YOUR TASK —
Return the listing below exactly, with the pictures dropped.

****************************************

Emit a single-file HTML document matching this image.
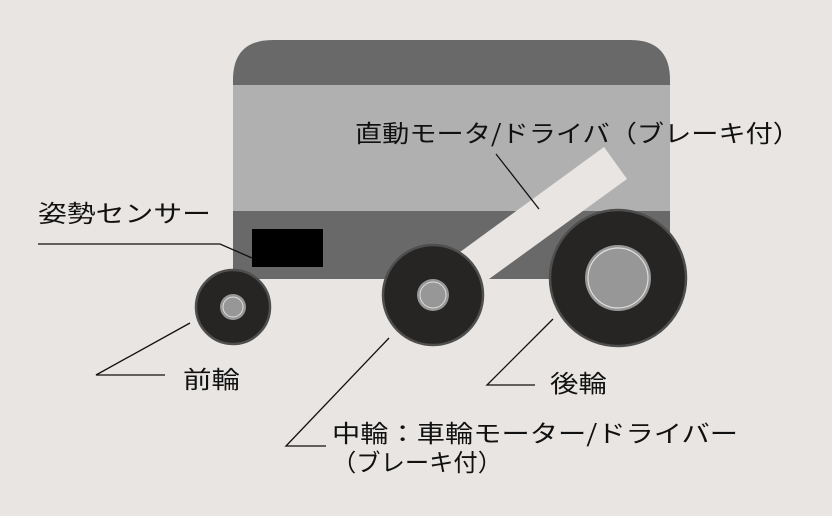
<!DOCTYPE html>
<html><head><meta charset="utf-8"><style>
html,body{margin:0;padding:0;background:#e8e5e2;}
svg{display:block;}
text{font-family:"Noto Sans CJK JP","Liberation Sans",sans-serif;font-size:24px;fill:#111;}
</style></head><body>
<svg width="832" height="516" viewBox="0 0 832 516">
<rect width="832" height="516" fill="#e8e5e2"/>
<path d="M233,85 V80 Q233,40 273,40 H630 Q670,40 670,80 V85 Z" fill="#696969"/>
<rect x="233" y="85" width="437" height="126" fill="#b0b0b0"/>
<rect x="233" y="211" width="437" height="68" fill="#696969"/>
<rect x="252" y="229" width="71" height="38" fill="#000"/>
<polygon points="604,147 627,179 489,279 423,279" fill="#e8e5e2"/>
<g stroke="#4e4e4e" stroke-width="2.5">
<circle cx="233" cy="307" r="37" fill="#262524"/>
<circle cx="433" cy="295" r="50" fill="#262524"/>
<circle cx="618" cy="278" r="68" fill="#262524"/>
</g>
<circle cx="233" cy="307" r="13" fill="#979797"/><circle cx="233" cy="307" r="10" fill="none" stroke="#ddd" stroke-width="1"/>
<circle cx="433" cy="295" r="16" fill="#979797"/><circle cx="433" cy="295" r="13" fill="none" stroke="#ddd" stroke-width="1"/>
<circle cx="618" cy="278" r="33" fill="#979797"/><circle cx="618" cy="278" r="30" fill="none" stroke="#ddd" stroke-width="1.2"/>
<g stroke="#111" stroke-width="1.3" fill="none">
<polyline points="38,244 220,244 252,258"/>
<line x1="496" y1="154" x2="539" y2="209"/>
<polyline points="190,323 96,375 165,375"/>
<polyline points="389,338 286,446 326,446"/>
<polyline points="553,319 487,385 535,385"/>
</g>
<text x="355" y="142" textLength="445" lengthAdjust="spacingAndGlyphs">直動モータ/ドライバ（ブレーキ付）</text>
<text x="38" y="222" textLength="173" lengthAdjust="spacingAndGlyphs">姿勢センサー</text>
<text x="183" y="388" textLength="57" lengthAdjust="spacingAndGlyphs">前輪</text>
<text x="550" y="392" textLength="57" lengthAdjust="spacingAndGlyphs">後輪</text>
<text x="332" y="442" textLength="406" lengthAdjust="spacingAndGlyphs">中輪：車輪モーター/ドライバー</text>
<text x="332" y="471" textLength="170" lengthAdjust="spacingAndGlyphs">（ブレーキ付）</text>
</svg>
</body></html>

****************************************

SOLUTION FOR THIS PROBLEM —
Emit a single-file HTML document matching this image.
<!DOCTYPE html>
<html><head><meta charset="utf-8"><style>
html,body{margin:0;padding:0;background:#e8e5e2;}
svg{display:block;}
text{font-family:"Noto Sans CJK JP","Liberation Sans",sans-serif;font-size:24px;fill:#111;}
</style></head><body>
<svg width="832" height="516" viewBox="0 0 832 516">
<rect width="832" height="516" fill="#e8e5e2"/>
<path d="M233,85 V80 Q233,40 273,40 H630 Q670,40 670,80 V85 Z" fill="#696969"/>
<rect x="233" y="85" width="437" height="126" fill="#b0b0b0"/>
<rect x="233" y="211" width="437" height="68" fill="#696969"/>
<rect x="252" y="229" width="71" height="38" fill="#000"/>
<polygon points="604,147 627,179 489,279 423,279" fill="#e8e5e2"/>
<g stroke="#4e4e4e" stroke-width="2.5">
<circle cx="233" cy="307" r="37" fill="#262524"/>
<circle cx="433" cy="295" r="50" fill="#262524"/>
<circle cx="618" cy="278" r="68" fill="#262524"/>
</g>
<circle cx="233" cy="307" r="13" fill="#979797"/><circle cx="233" cy="307" r="10" fill="none" stroke="#ddd" stroke-width="1"/>
<circle cx="433" cy="295" r="16" fill="#979797"/><circle cx="433" cy="295" r="13" fill="none" stroke="#ddd" stroke-width="1"/>
<circle cx="618" cy="278" r="33" fill="#979797"/><circle cx="618" cy="278" r="30" fill="none" stroke="#ddd" stroke-width="1.2"/>
<g stroke="#111" stroke-width="1.3" fill="none">
<polyline points="38,244 220,244 252,258"/>
<line x1="496" y1="154" x2="539" y2="209"/>
<polyline points="190,323 96,375 165,375"/>
<polyline points="389,338 286,446 326,446"/>
<polyline points="553,319 487,385 535,385"/>
</g>
<text x="355" y="142" textLength="445" lengthAdjust="spacingAndGlyphs">直動モータ/ドライバ（ブレーキ付）</text>
<text x="38" y="222" textLength="173" lengthAdjust="spacingAndGlyphs">姿勢センサー</text>
<text x="183" y="388" textLength="57" lengthAdjust="spacingAndGlyphs">前輪</text>
<text x="550" y="392" textLength="57" lengthAdjust="spacingAndGlyphs">後輪</text>
<text x="332" y="442" textLength="406" lengthAdjust="spacingAndGlyphs">中輪：車輪モーター/ドライバー</text>
<text x="332" y="471" textLength="170" lengthAdjust="spacingAndGlyphs">（ブレーキ付）</text>
</svg>
</body></html>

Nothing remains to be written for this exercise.